La HAICA (Haute autorité indépendante de la communication audiovisuelle) tant attendue sera connue aujourd’hui en guise de commémoration de la Journée mondiale de la liberté de la presse. Tant mieux! Mieux vaut tard que jamais?! En tout cas le retard n’est dû qu’à la surenchère politicienne et aux arrière-pensées politiques des uns et des autres, y compris les représentants des journalistes et des propriétaires des médias audiovisuels eux-mêmes!
En cette période transitoire très mouvementée en Tunisie et malgré le sentiment généralisé que la révolution du 14 janvier n’a enregistré qu’une seule réussite, celle de la libération des médias et de l’expression des Tunisiens, il n’en demeure pas vrai que, bien que libérés, les médias tunisiens pataugent dans une situation très complexe où les prémisses d’une nouvelle ère sont en train de se dessiner tandis que les séquelles de 60 ans d’absolutisme n’ont pas encore disparu!
D’ailleurs et bien que tant attendue, la HAICA en elle-même n’est qu’une première étape dans l’édifice des institutions de régulations que toute société démocratique et pluraliste se doit de mettre en place pour garantir la liberté d’expression tout en préservant les autres droits fondamentaux de la personne.
La presse écrite, doyenne de tous les autres moyens d’expression, doit aussi être régulée; la presse électronique, dernier «mass-média» de notre civilisation, demande également à être accompagnée dans ces premières expressions -et surtout ses premiers dérapages.
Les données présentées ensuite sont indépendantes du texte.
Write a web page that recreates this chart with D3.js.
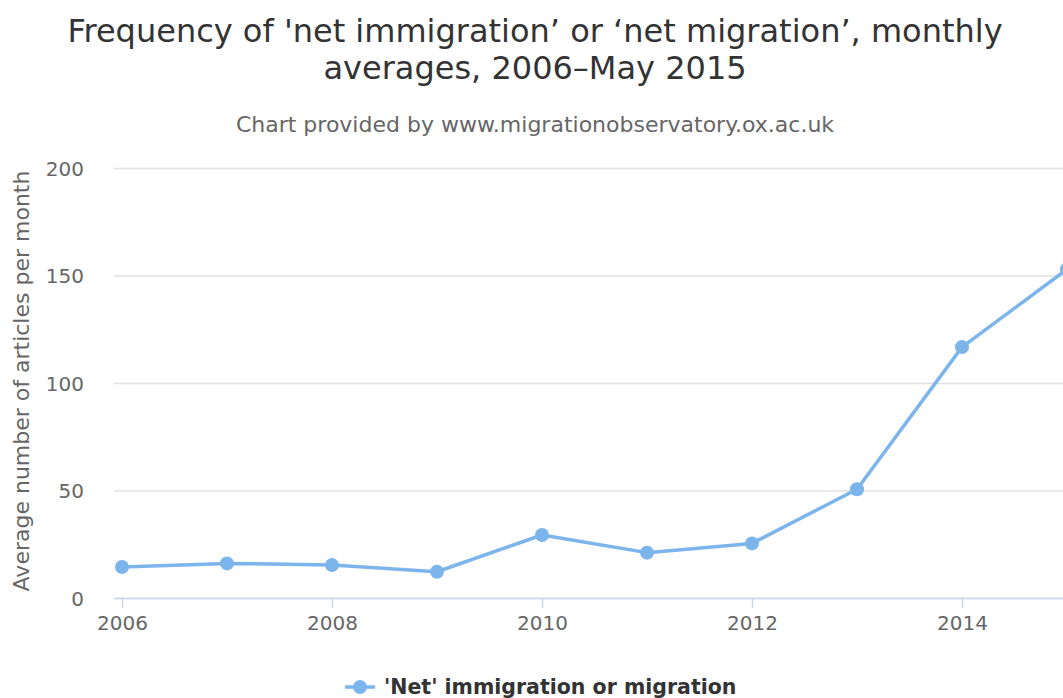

Ceci sans compter la régulation de l’argent des médias et l’apport de la publicité, de la politique et des lobbys divers, qu’ils soient locaux ou étrangers. L’argent est certes le «nerf de la guerre», mais ce nerf doit être sain et transparent, sinon, nous ne pouvons rien réguler par ailleurs!
Avant tout ceci et en préalable à la mise en place des outils de régulation démocratiques, nous avons un passé douloureux à nettoyer. Passer l’éponge ne peut pas se faire et la vindicte personnelle ou politicienne n’est pas la solution. La justice transitionnelle doit faire son travail et le plutôt sera le mieux pour ceux qui se sont enrichis –illégalement cela s’entend- ou ceux qui ont lésé le pays dans sa liberté. Mais un travail d’auto-évaluation doit être fait par la profession qui devra se prendre en charge et avoir le courage d’accomplir le travail de catharsis, douloureux certes mais absolument nécessaire!
Au fond, nous avons besoin d’ouvrir grands les chantiers d’une profonde reforme de notre paysage médiatique. Nous devons définir les contours d’un grand service public de l’information qui sera l’épicentre de nos médias. Nous avons à organiser la distribution des ressources publiques de publicité pour non seulement garantir l’équité entre tous mais également pour s’en servir comme moyen de pérenniser la pluralité d’expression et d’opinion nécessaire pour fonder une démocratie. Nous avons à mettre en place les prémisses d’une industrie culturelle à même de garantir un contenu pluraliste, démocratique et libre pour tous les citoyens et pour tous les médias, en dehors de sa grande contribution économique, sociale et politique.
Les chantiers sont nombreux, grands et complexes. Comme la vie en fait, et les médias ne sont in fine que l’expression de la complexité de la vie.